Tell how many lines contain the word "standalone". Reply with the number only.

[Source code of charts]
□ □ □ □ □ □ □
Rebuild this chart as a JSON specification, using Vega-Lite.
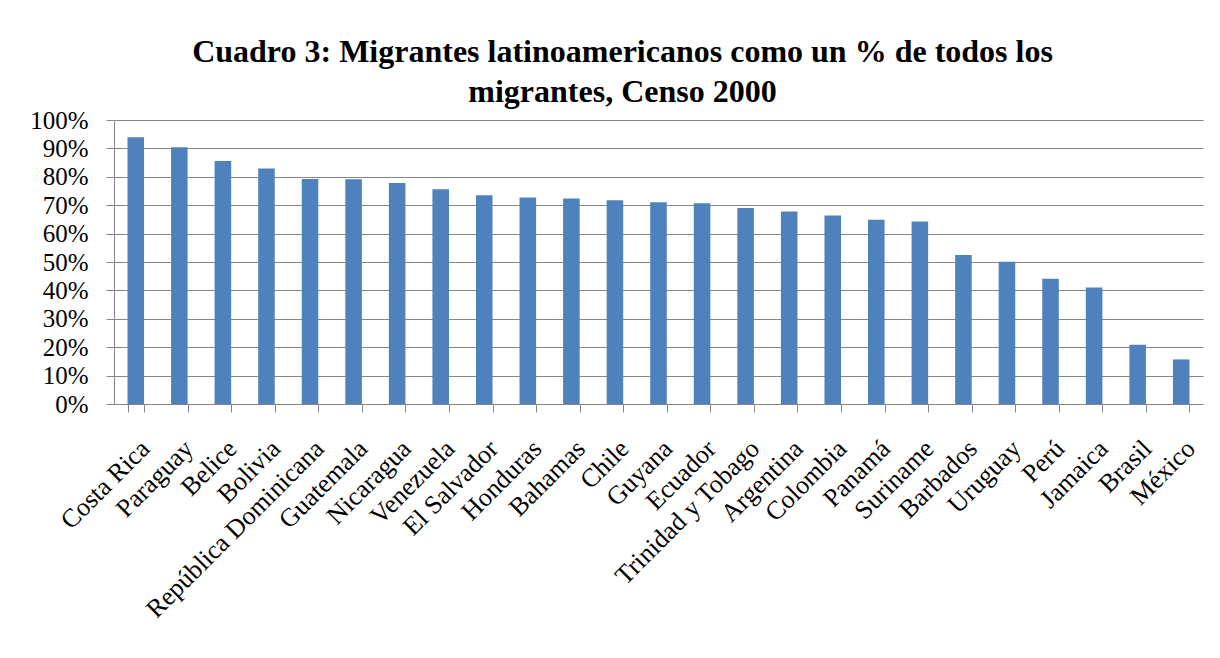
{
  "$schema": "https://vega.github.io/schema/vega-lite/v6.json",
  "width": 1089,
  "height": 284,
  "autosize": {"type": "none"},
  "padding": {"left": 114, "top": 120, "right": 17, "bottom": 254},
  "background": "white",
  "title": {
    "text": ["Cuadro 3: Migrantes latinoamericanos como un % de todos los", "migrantes, Censo 2000"],
    "font": "Liberation Serif",
    "fontSize": 32,
    "fontWeight": "bold",
    "color": "#000000",
    "lineHeight": 40,
    "anchor": "middle",
    "dx": -36,
    "offset": -1
  },
  "data": {
    "values": [
      {"pais": "Costa Rica", "pct": 0.939},
      {"pais": "Paraguay", "pct": 0.904},
      {"pais": "Belice", "pct": 0.856},
      {"pais": "Bolivia", "pct": 0.829},
      {"pais": "República Dominicana", "pct": 0.792},
      {"pais": "Guatemala", "pct": 0.791},
      {"pais": "Nicaragua", "pct": 0.778},
      {"pais": "Venezuela", "pct": 0.756},
      {"pais": "El Salvador", "pct": 0.735},
      {"pais": "Honduras", "pct": 0.727},
      {"pais": "Bahamas", "pct": 0.724},
      {"pais": "Chile", "pct": 0.717},
      {"pais": "Guyana", "pct": 0.710},
      {"pais": "Ecuador", "pct": 0.707},
      {"pais": "Trinidad y Tobago", "pct": 0.690},
      {"pais": "Argentina", "pct": 0.678},
      {"pais": "Colombia", "pct": 0.664},
      {"pais": "Panamá", "pct": 0.649},
      {"pais": "Suriname", "pct": 0.643},
      {"pais": "Barbados", "pct": 0.525},
      {"pais": "Uruguay", "pct": 0.501},
      {"pais": "Perú", "pct": 0.441},
      {"pais": "Jamaica", "pct": 0.410},
      {"pais": "Brasil", "pct": 0.209},
      {"pais": "México", "pct": 0.157}
    ]
  },
  "mark": {"type": "bar", "color": "#4F81BD"},
  "encoding": {
    "x": {
      "field": "pais",
      "type": "nominal",
      "sort": null,
      "scale": {"paddingInner": 0.62, "paddingOuter": 0.31},
      "axis": {
        "title": null,
        "labelAngle": -45,
        "labelAlign": "right",
        "labelBaseline": "top",
        "labelFont": "Liberation Serif",
        "labelFontSize": 26,
        "labelColor": "#000000",
        "labelPadding": 23,
        "labelLimit": 500,
        "labelOverlap": false,
        "tickBand": "extent",
        "tickColor": "#868686",
        "tickSize": 8,
        "domainColor": "#868686",
        "grid": false
      }
    },
    "y": {
      "field": "pct",
      "type": "quantitative",
      "scale": {"domain": [0, 1], "nice": false},
      "axis": {
        "title": null,
        "format": ".0%",
        "values": [0, 0.1, 0.2, 0.3, 0.4, 0.5, 0.6, 0.7, 0.8, 0.9, 1],
        "labelFont": "Liberation Serif",
        "labelFontSize": 25,
        "labelColor": "#000000",
        "labelPadding": 18,
        "labelOverlap": false,
        "tickColor": "#868686",
        "tickSize": 8,
        "domainColor": "#868686",
        "grid": true,
        "gridColor": "#868686",
        "gridWidth": 1.2
      }
    }
  },
  "config": {
    "view": {"stroke": null},
    "axis": {"labelFont": "Liberation Serif"}
  }
}
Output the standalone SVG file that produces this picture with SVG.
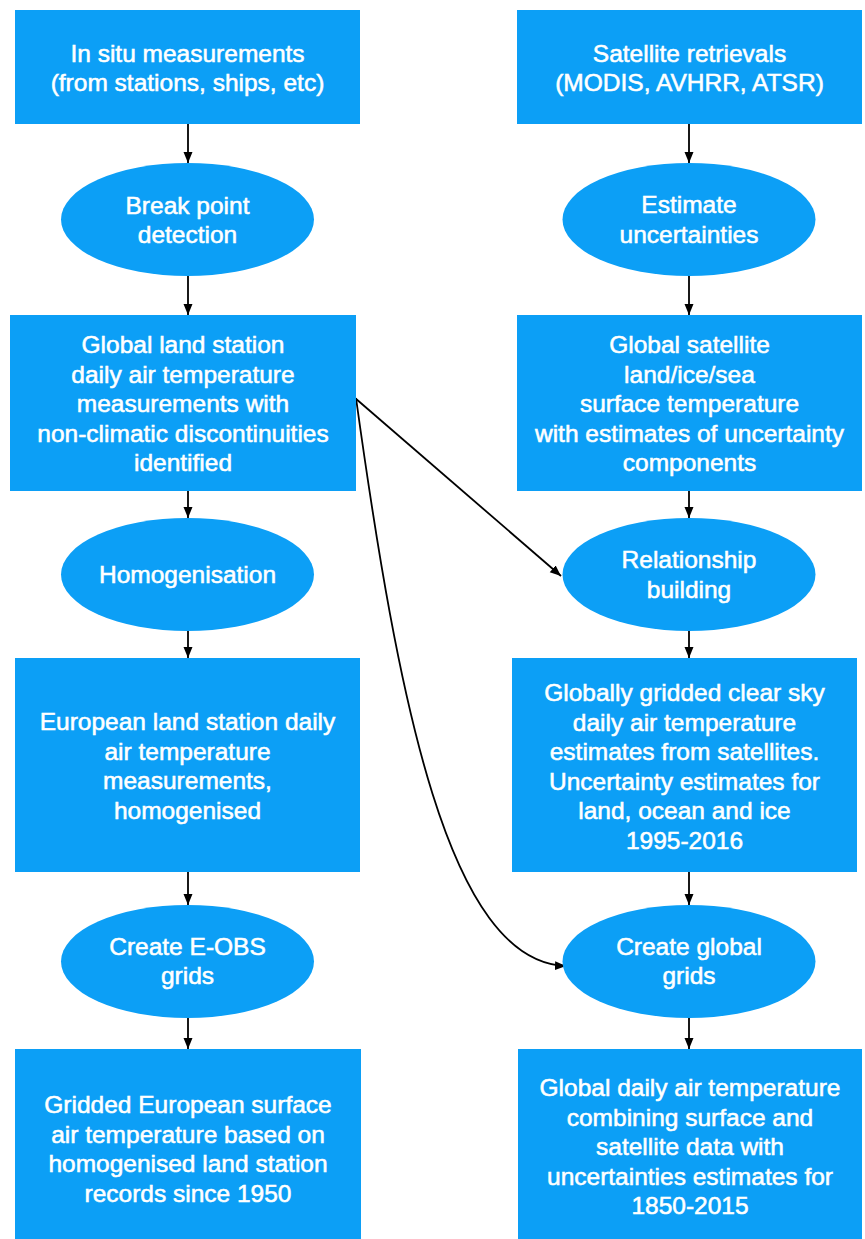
<svg xmlns="http://www.w3.org/2000/svg" width="865" height="1239" viewBox="0 0 865 1239">
<style>
.n{fill:#0C9FF6}
.t{fill:#fff;stroke:#fff;stroke-width:0.55;font-family:"Liberation Sans",Arial,Helvetica,sans-serif;font-size:24.5px;text-anchor:middle}
.c{stroke:#000;stroke-width:1.8;fill:none}
</style>
<defs>
<marker id="ah" markerUnits="userSpaceOnUse" markerWidth="12" markerHeight="10" refX="11" refY="4.5" orient="auto">
<path d="M0,0 L11,4.5 L0,9 z" fill="#000"/>
</marker>
</defs>
<rect width="865" height="1239" fill="#fff"/>
<g id="connectors">
<line class="c" x1="188" y1="124" x2="188" y2="163" marker-end="url(#ah)"/>
<line class="c" x1="188" y1="276" x2="188" y2="315" marker-end="url(#ah)"/>
<line class="c" x1="188" y1="491" x2="188" y2="518" marker-end="url(#ah)"/>
<line class="c" x1="188" y1="631" x2="188" y2="658" marker-end="url(#ah)"/>
<line class="c" x1="188" y1="872" x2="188" y2="905" marker-end="url(#ah)"/>
<line class="c" x1="188" y1="1018" x2="188" y2="1049" marker-end="url(#ah)"/>
<line class="c" x1="689" y1="124" x2="689" y2="163" marker-end="url(#ah)"/>
<line class="c" x1="689" y1="276" x2="689" y2="315" marker-end="url(#ah)"/>
<line class="c" x1="689" y1="491" x2="689" y2="518" marker-end="url(#ah)"/>
<line class="c" x1="689" y1="631" x2="689" y2="658" marker-end="url(#ah)"/>
<line class="c" x1="689" y1="872" x2="689" y2="905" marker-end="url(#ah)"/>
<line class="c" x1="689" y1="1018" x2="689" y2="1049" marker-end="url(#ah)"/>
<line class="c" x1="355" y1="398" x2="561" y2="576" marker-end="url(#ah)"/>
<path class="c" d="M356,398 C398,700 448,962 566,966" marker-end="url(#ah)"/>
</g>
<g id="in-situ">
<rect class="n" x="15" y="10" width="345" height="114"/>
<text class="t" x="187.5" y="62">In situ measurements</text>
<text class="t" x="187.5" y="91">(from stations, ships, etc)</text>
</g>
<g id="break-point">
<ellipse class="n" cx="187.5" cy="219.5" rx="126.5" ry="56.5"/>
<text class="t" x="187.5" y="214">Break point</text>
<text class="t" x="187.5" y="243">detection</text>
</g>
<g id="global-land">
<rect class="n" x="10" y="315" width="346" height="176"/>
<text class="t" x="183" y="353">Global land station</text>
<text class="t" x="183" y="382.5">daily air temperature</text>
<text class="t" x="183" y="412">measurements with</text>
<text class="t" x="183" y="441.5">non-climatic discontinuities</text>
<text class="t" x="183" y="471">identified</text>
</g>
<g id="homogenisation">
<ellipse class="n" cx="187.5" cy="574.5" rx="126.5" ry="56.5"/>
<text class="t" x="187.5" y="583">Homogenisation</text>
</g>
<g id="european-land">
<rect class="n" x="15" y="658" width="345" height="214"/>
<text class="t" x="187.5" y="730">European land station daily</text>
<text class="t" x="187.5" y="759.5">air temperature</text>
<text class="t" x="187.5" y="789">measurements,</text>
<text class="t" x="187.5" y="818.5">homogenised</text>
</g>
<g id="eobs">
<ellipse class="n" cx="187.5" cy="961.5" rx="126.5" ry="56.5"/>
<text class="t" x="187.5" y="955">Create E-OBS</text>
<text class="t" x="187.5" y="983.5">grids</text>
</g>
<g id="gridded-european">
<rect class="n" x="15" y="1049" width="346" height="190"/>
<text class="t" x="188" y="1113">Gridded European surface</text>
<text class="t" x="188" y="1142.5">air temperature based on</text>
<text class="t" x="188" y="1172">homogenised land station</text>
<text class="t" x="188" y="1201.5">records since 1950</text>
</g>
<g id="satellite-retrievals">
<rect class="n" x="517" y="10" width="345" height="114"/>
<text class="t" x="689.5" y="62">Satellite retrievals</text>
<text class="t" x="689.5" y="91">(MODIS, AVHRR, ATSR)</text>
</g>
<g id="estimate-uncertainties">
<ellipse class="n" cx="689" cy="219.5" rx="126.5" ry="56.5"/>
<text class="t" x="689" y="213">Estimate</text>
<text class="t" x="689" y="242.5">uncertainties</text>
</g>
<g id="global-satellite">
<rect class="n" x="517" y="315" width="345" height="176"/>
<text class="t" x="689.5" y="353">Global satellite</text>
<text class="t" x="689.5" y="382.5">land/ice/sea</text>
<text class="t" x="689.5" y="412">surface temperature</text>
<text class="t" x="689.5" y="441.5">with estimates of uncertainty</text>
<text class="t" x="689.5" y="471">components</text>
</g>
<g id="relationship">
<ellipse class="n" cx="689" cy="574.5" rx="126.5" ry="56.5"/>
<text class="t" x="689" y="568">Relationship</text>
<text class="t" x="689" y="597.5">building</text>
</g>
<g id="globally-gridded">
<rect class="n" x="512" y="658" width="345" height="214"/>
<text class="t" x="684.5" y="701">Globally gridded clear sky</text>
<text class="t" x="684.5" y="730.5">daily air temperature</text>
<text class="t" x="684.5" y="760">estimates from satellites.</text>
<text class="t" x="684.5" y="789.5">Uncertainty estimates for</text>
<text class="t" x="684.5" y="819">land, ocean and ice</text>
<text class="t" x="684.5" y="848.5">1995-2016</text>
</g>
<g id="create-global">
<ellipse class="n" cx="689" cy="961.5" rx="126.5" ry="56.5"/>
<text class="t" x="689" y="955">Create global</text>
<text class="t" x="689" y="983.5">grids</text>
</g>
<g id="global-daily">
<rect class="n" x="518" y="1049" width="344" height="190"/>
<text class="t" x="690" y="1096">Global daily air temperature</text>
<text class="t" x="690" y="1125.5">combining surface and</text>
<text class="t" x="690" y="1155">satellite data with</text>
<text class="t" x="690" y="1184.5">uncertainties estimates for</text>
<text class="t" x="690" y="1214">1850-2015</text>
</g>
</svg>
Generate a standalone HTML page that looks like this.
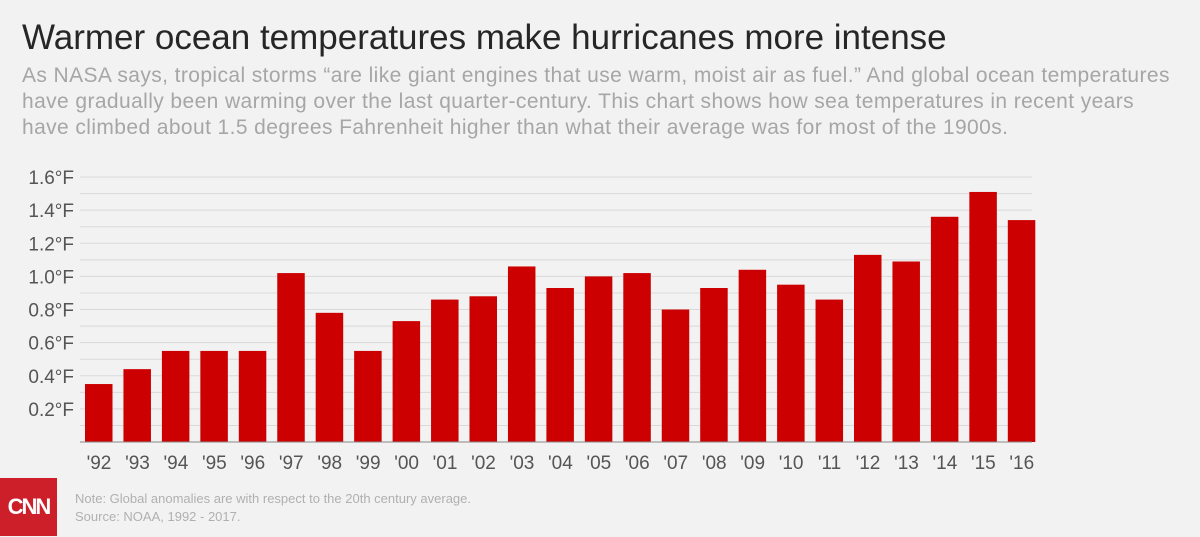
<!DOCTYPE html>
<html><head><meta charset="utf-8"><style>
body{margin:0;width:1200px;height:537px;background:#f2f2f2;font-family:"Liberation Sans",sans-serif;overflow:hidden;position:relative}
#title{position:absolute;left:22px;top:18px;font-size:35px;color:#262626;white-space:nowrap}
#sub{position:absolute;left:22px;top:63px;font-size:21px;line-height:26px;letter-spacing:0.4px;color:#a6a6a6;width:1176px;white-space:nowrap}
#logo{position:absolute;left:0;top:478px;width:57px;height:58px;background:#cc1f2a;color:#fff;font-weight:bold;font-size:22px;text-align:center;line-height:58px;letter-spacing:-2px}
#note{position:absolute;left:75px;top:490px;font-size:13px;line-height:18px;color:#b0b0b0}
</style></head><body>
<div id="title">Warmer ocean temperatures make hurricanes more intense</div>
<div id="sub">As NASA says, tropical storms “are like giant engines that use warm, moist air as fuel.” And global ocean temperatures<br>have gradually been warming over the last quarter-century. This chart shows how sea temperatures in recent years<br>have climbed about 1.5 degrees Fahrenheit higher than what their average was for most of the 1900s.</div>
<svg id="chart" width="1200" height="537" style="position:absolute;left:0;top:0"></svg>
<div id="logo">CNN</div>
<div id="note">Note: Global anomalies are with respect to the 20th century average.<br>Source: NOAA, 1992 - 2017.</div>
<script>
const categories=["'92","'93","'94","'95","'96","'97","'98","'99","'00","'01","'02","'03","'04","'05","'06","'07","'08","'09","'10","'11","'12","'13","'14","'15","'16"];
const values=[0.35,0.44,0.55,0.55,0.55,1.02,0.78,0.55,0.73,0.86,0.88,1.06,0.93,1.00,1.02,0.80,0.93,1.04,0.95,0.86,1.13,1.09,1.36,1.51,1.34];
const ticks=[0.2,0.4,0.6,0.8,1.0,1.2,1.4,1.6];
const tickLabels=["0.2°F","0.4°F","0.6°F","0.8°F","1.0°F","1.2°F","1.4°F","1.6°F"];
const svg=document.getElementById('chart');const NS='http://www.w3.org/2000/svg';
const y=v=>442-v*165.6;const x=i=>85+i*38.45;
function mk(t,a){const e=document.createElementNS(NS,t);for(const k in a)e.setAttribute(k,a[k]);svg.appendChild(e);return e;}
for(let g=1;g<=16;g++){const l=mk('line',{x1:80,x2:1032,y1:y(g/10),y2:y(g/10),stroke:'#d9d9d9','stroke-width':1});

}
ticks.forEach((t,i)=>{const e=mk('text',{x:74,y:y(t)+7,'text-anchor':'end','font-size':19,fill:'#555'});e.textContent=tickLabels[i];

});
values.forEach((v,i)=>{const r=mk('rect',{x:x(i),y:y(v),width:27.5,height:442-y(v),fill:'#cc0000'});


const t=mk('text',{x:x(i)+14,y:469,'text-anchor':'middle','font-size':19,fill:'#555'});t.textContent=categories[i];

});
const a=mk('line',{x1:80,x2:1032,y1:442,y2:442,stroke:'#888','stroke-width':1});


</script>
</body></html>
□ □ □ □ □ □ □
• [EXERCISE ANSWER] 2